I am he as you are he as you are me
and we are all together.
Well I'm back from herding the 30 cats from Sheridan College to NCECA in Milwaukee where I impersonated Robin "Grass" Hopper on a panel along with Mark Hewitt of NC and Lisa Hammond of the UK titled" Where have all the potter's gone?" I got elevated to Big Dog status due to Grass not being able to travel.
I was asked after how the panel went? I answered how would I know you tell me! I know when I finished there was that inevitable self questioning of the woulda, shoulda, coulda's. I must say I was disappointed in the questions from the audience. One in particular took the opportunity to tell the entire room about herself.
So in a nutshell the feedback I got was that there wasn't a genuine American on the panel and if there was health care and the disappearing middle class would have been addressed. To be honest it is not that I don't think of health care when traveling to the US. I always get travel insurance because of the horror stories I have heard about getting sick or hurt over the border. Here at home in C eh N eh D eh I'm safe and sound.
My take on the panel was there is a crumbling of the foundation of the craft by the lack of teaching a skill based program. Pots are being made from the shoulders up. But that said the best pots in my 62 year old history are being made today. Why is that? Because if you tell us that we can't do something we find a way to do it. Craft and making a living at craft has always been hard. If it were easy everyone would be doing it. I ended on a note of optimism - Move to Motown! Go where it is cheap and make pots, Make lots of pots.
Tomorrow what I came away with in my head from NCECA.


Julia said…
I was in the audience and really appreciated your and the other panelists' remarks. As for the questions, what do you wish you had been asked? What else did you want to say? Which Americans do you wish had been present who might have given another perspective on this issue? How do you build a new generation up without tearing into them about their lack of skill in the "shoulders up" world?
Thanks, and kind regards.
Unknown said…
My husband and I have been potters for more years than we wish to admit. For some reason it has become acceptable to excuse lack of technical skill in a potter by calling it "artistic". We would not tolerate shoddy workmanship by our mechanic, or in any custom woodwork.
I would suggest that potters need to think of themselves in a professional manner and begin to set standards of acceptability. Until we take professional ownership of our standards then colleges will be able to dismiss poor craftsmanship as "art" and the public will continue to believe the same misguided propaganda.
Potters by and large are a generous lot, but to ignore technical incompetence diminishes us all.

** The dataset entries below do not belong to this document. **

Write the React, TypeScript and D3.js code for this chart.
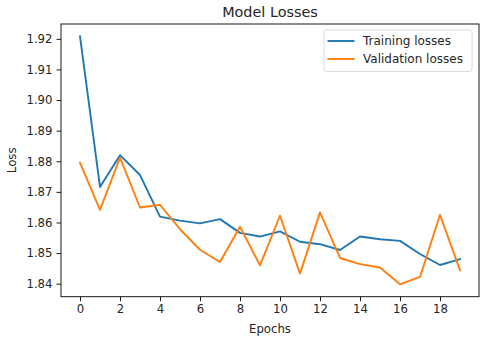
import React, { useEffect, useRef } from 'react';
import * as d3 from 'd3';

const epochs = d3.range(0, 20);
const trainingLosses = [
  1.9208, 1.8716, 1.882, 1.8755, 1.8619, 1.8606, 1.8597, 1.8611, 1.8566, 1.8554,
  1.8571, 1.8537, 1.8529, 1.851, 1.8554, 1.8545, 1.854, 1.8497, 1.8461, 1.848,
];
const validationLosses = [
  1.8795, 1.8641, 1.8812, 1.8649, 1.8658, 1.8578, 1.8511, 1.8471, 1.8586, 1.846,
  1.8622, 1.8433, 1.8633, 1.8484, 1.8464, 1.8453, 1.8398, 1.8422, 1.8625, 1.8444,
];
const xTicks = [0, 2, 4, 6, 8, 10, 12, 14, 16, 18];
const yTicks = [1.84, 1.85, 1.86, 1.87, 1.88, 1.89, 1.9, 1.91, 1.92];
const seriesNames = ['Training losses', 'Validation losses'];
const seriesColors = ['#1f77b4', '#ff7f0e'];

export default function App() {
  const svgRef = useRef<SVGSVGElement>(null);

  useEffect(() => {
    const width = 492;
    const height = 341;
    const margin = { top: 24, right: 13, bottom: 44.3, left: 61 };
    const innerW = width - margin.left - margin.right;
    const innerH = height - margin.top - margin.bottom;
    const font = 'DejaVu Sans, sans-serif';

    const svg = d3.select(svgRef.current);
    svg.selectAll('*').remove();
    svg.attr('width', width).attr('height', height);

    svg.append('rect').attr('width', width).attr('height', height).attr('fill', '#fff');

    // matplotlib style 5% margins
    const allVals = trainingLosses.concat(validationLosses);
    const yMin = d3.min(allVals)!;
    const yMax = d3.max(allVals)!;
    const yPad = (yMax - yMin) * 0.05;
    const xPad = 19 * 0.05;

    const x = d3.scaleLinear().domain([-xPad, 19 + xPad]).range([0, innerW]);
    const y = d3.scaleLinear().domain([yMin - yPad, yMax + yPad]).range([innerH, 0]);

    const g = svg.append('g').attr('transform', `translate(${margin.left},${margin.top})`);

    // Axes
    const xAxis = g.append('g')
      .attr('transform', `translate(0,${innerH})`)
      .call(d3.axisBottom(x).tickValues(xTicks).tickSize(4.5).tickPadding(4).tickFormat(d3.format('d')));
    const yAxis = g.append('g')
      .call(d3.axisLeft(y).tickValues(yTicks).tickSize(4.5).tickPadding(4).tickFormat(d3.format('.2f')));

    [xAxis, yAxis].forEach(ax => {
      ax.select('.domain').remove();
      ax.selectAll('line').attr('stroke', '#000').attr('stroke-width', 0.9);
      ax.selectAll('text')
        .attr('fill', '#262626')
        .attr('font-family', font)
        .attr('font-size', 11.7);
    });

    // Lines
    const series = [trainingLosses, validationLosses];
    series.forEach((vals, i) => {
      const line = d3.line<number>()
        .x((_, j) => x(epochs[j]))
        .y(d => y(d));
      g.append('path')
        .datum(vals)
        .attr('fill', 'none')
        .attr('stroke', seriesColors[i])
        .attr('stroke-width', 1.9)
        .attr('stroke-linejoin', 'round')
        .attr('stroke-linecap', 'square')
        .attr('d', line);
    });

    // Frame
    g.append('rect')
      .attr('width', innerW)
      .attr('height', innerH)
      .attr('fill', 'none')
      .attr('stroke', '#000')
      .attr('stroke-width', 0.9);

    // Legend
    const legend = g.append('g').attr('transform', `translate(${innerW - 155},${6})`);
    legend.append('rect')
      .attr('width', 148)
      .attr('height', 41.5)
      .attr('rx', 2.5)
      .attr('fill', '#fff')
      .attr('fill-opacity', 0.8)
      .attr('stroke', '#d6d6d6')
      .attr('stroke-width', 0.9);
    seriesNames.forEach((name, i) => {
      const row = legend.append('g').attr('transform', `translate(0,${11 + i * 18})`);
      row.append('line')
        .attr('x1', 3.5).attr('x2', 30.5)
        .attr('stroke', seriesColors[i])
        .attr('stroke-width', 1.9);
      row.append('text')
        .attr('x', 39)
        .attr('dy', '0.35em')
        .attr('font-family', font)
        .attr('font-size', 12)
        .attr('fill', '#262626')
        .text(name);
    });

    // Title and axis labels
    svg.append('text')
      .attr('x', margin.left + innerW / 2)
      .attr('y', 17)
      .attr('text-anchor', 'middle')
      .attr('font-family', font)
      .attr('font-size', 14.4)
      .attr('fill', '#262626')
      .text('Model Losses');

    svg.append('text')
      .attr('x', margin.left + innerW / 2)
      .attr('y', 332.5)
      .attr('text-anchor', 'middle')
      .attr('font-family', font)
      .attr('font-size', 11.7)
      .attr('fill', '#262626')
      .text('Epochs');

    svg.append('text')
      .attr('transform', `translate(16,${margin.top + innerH / 2}) rotate(-90)`)
      .attr('text-anchor', 'middle')
      .attr('font-family', font)
      .attr('font-size', 11.7)
      .attr('fill', '#262626')
      .text('Loss');
  }, []);

  return (
    <div style={{ position: 'absolute', left: 0, top: 0 }}>
      <svg ref={svgRef} style={{ display: 'block' }}></svg>
    </div>
  );
}
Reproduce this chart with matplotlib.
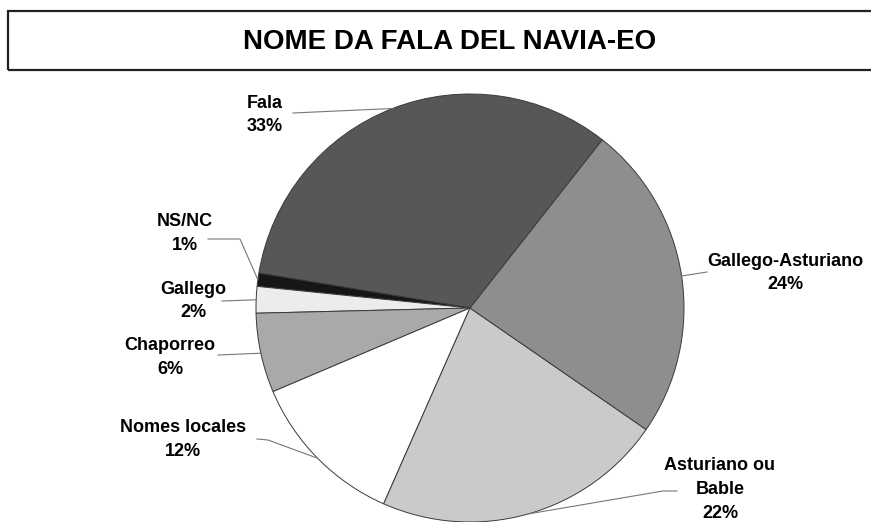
import numpy as np
import matplotlib.pyplot as plt
from matplotlib.patches import Rectangle

plt.rcParams['font.family'] = ['Liberation Sans', 'DejaVu Sans']

title = 'NOME DA FALA DEL NAVIA-EO'
labels = ['Fala', 'NS/NC', 'Gallego', 'Chaporreo', 'Nomes locales',
          'Asturiano ou\nBable', 'Gallego-Asturiano']
values = [33, 1, 2, 6, 12, 22, 24]
colors = ['#575757', '#161616', '#ececec', '#a9a9a9', '#ffffff',
          '#cacaca', '#8e8e8e']

# top line of each label (x centre, y from top) and leader elbows in pixels
label_xy = [(265, 103), (185, 222), (193, 289), (170, 346), (183, 428),
            (720, 466), (785, 261)]
leader_pts = [[(293, 113)], [(208, 239), (240, 239)], [(222, 301)],
              [(218, 355)], [(257, 439), (268, 440)],
              [(677, 491), (663, 491)], [(707, 272)]]

W, H = 871, 522
cx, cy, r = 470, 308, 214
start = 51.8
pitch = 23.5


def main():
    fig = plt.figure(figsize=(W / 100, H / 100), dpi=100)
    ax = fig.add_axes([0, 0, 1, 1])

    wedges, _ = ax.pie(values, colors=colors, startangle=start,
                       counterclock=True, center=(cx, H - cy), radius=r,
                       wedgeprops=dict(edgecolor='#3a3a3a', linewidth=0.7))
    ax.set_xlim(0, W)
    ax.set_ylim(0, H)
    ax.set_aspect('equal')
    ax.axis('off')

    for w, lab, v, (tx, ty), pts in zip(wedges, labels, values,
                                        label_xy, leader_pts):
        mid = np.deg2rad((w.theta1 + w.theta2) / 2)
        ex = cx + r * np.cos(mid)
        ey = (H - cy) + r * np.sin(mid)
        xs = [p[0] for p in pts] + [ex]
        ys = [H - p[1] for p in pts] + [ey]
        ax.plot(xs, ys, color='#777777', lw=0.8)

        lines = lab.split('\n')
        for i, line in enumerate(lines):
            ax.text(tx, H - ty - i * pitch, line, ha='center',
                    va='center', fontsize=13, fontweight='bold')
        ax.text(tx, H - ty - len(lines) * pitch, '%d%%' % v, ha='center',
                va='center', fontsize=13, fontweight='bold')

    ax.add_patch(Rectangle((8, H - 70), 900, 59, fill=False,
                           edgecolor='#222222', lw=1.6, clip_on=True))
    ax.text(450, H - 42, title, ha='center', va='center',
            fontsize=20, fontweight='bold')

    fig.savefig('out.png', dpi=100)


if __name__ == '__main__':
    main()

We all need to learn to walk before we can run.
Unknown said…
I'm sad I missed the panel (stuck in the booth, ya know) - but I'd love to get together for a one-on-one discussion sometime over coffee. NCECA affirmed for me that
1. There are a lot of great pots being made right now
2. The same people's pots are at the show every year... why is that?
LeeAnn said…
Tony, you made a very interesting point about demographics and the "grey tsunami" that I wish had been discussed more by the panel. I think there is more at play here than simply falling standards. If more clay is being sold now than ever before, and if the best pots are being made now, then where is the problem? Sometimes I feel that there are a lot of "potter" stereotypes that we need to overcome.